Since (x-2) is a factor, putting the value of 'x' as '2' in the given expression should give us a zero (0).
When we do so we get:-
》2^3 + m*(2)^2 + n*2 + 6 = 0 (Equating the expression to zero.)
》8 + 4m + 2n + 6 = 0
》4m + 2n + 14 = 0
》2m + n + 7 = 0 (Divided each term of the previous equation by 2. Also let this be Equation 1.)

Now when the expression is divided by (x-3) gives us a remainder of 3 hence we will subtract the expression by 3 to make the expression divisible by (x-3).
New Expression: x^3 + mx^2 + nx + 3
Now that it is divisible, we shall repeat the same step as above but now putting the value of 'x' as '3' and equate the expression to zero (0).
When we do we get:-
》3^3 + m*(3)^2 + n*3 + 3 = 0
》27 + 9m + 3n + 3 = 0
》9m + 3n + 30 = 0
》3m + n = 10 (Divided each term of the previous equation by 3. Let this be Equation 2.)

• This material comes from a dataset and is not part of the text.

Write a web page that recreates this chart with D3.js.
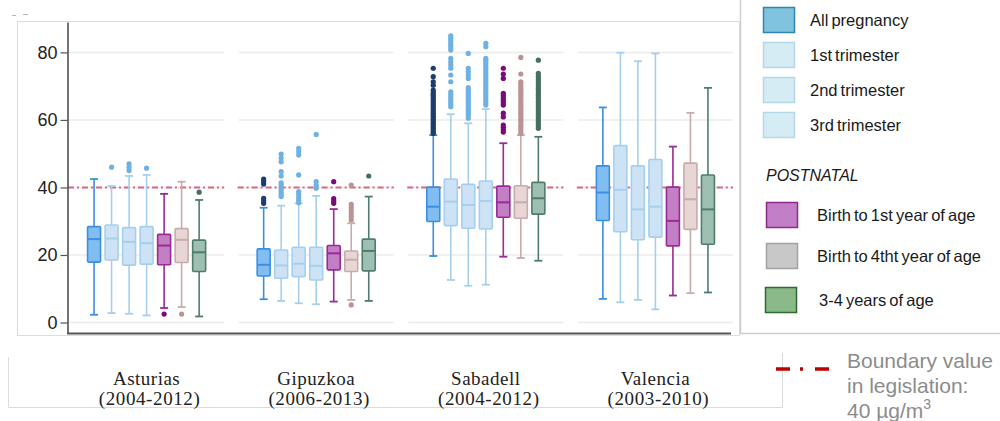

From Eqn 1 we get:》 n = -7 -2m
From Eqn 2 we get:》n = -10 - 3m

Since LHS of both equations is same then the RHS must also be the same. Hence:-
》-7 -2m = -10 - 3m
》3m - 2m = -10 + 7
》m = -3

Put the value of 'm' as '-3' in Equation 1 or 2 and you will find the value of n.
For e.g. in Eqn 1.
》 2m + n + 7 = 0
》 2*(-3) + n + 7 = 0
》-6 + n + 7 = 0
》 n + 1 = 0
》 n = -1.

Hence the values are:
☆》m = -3
☆》n = -1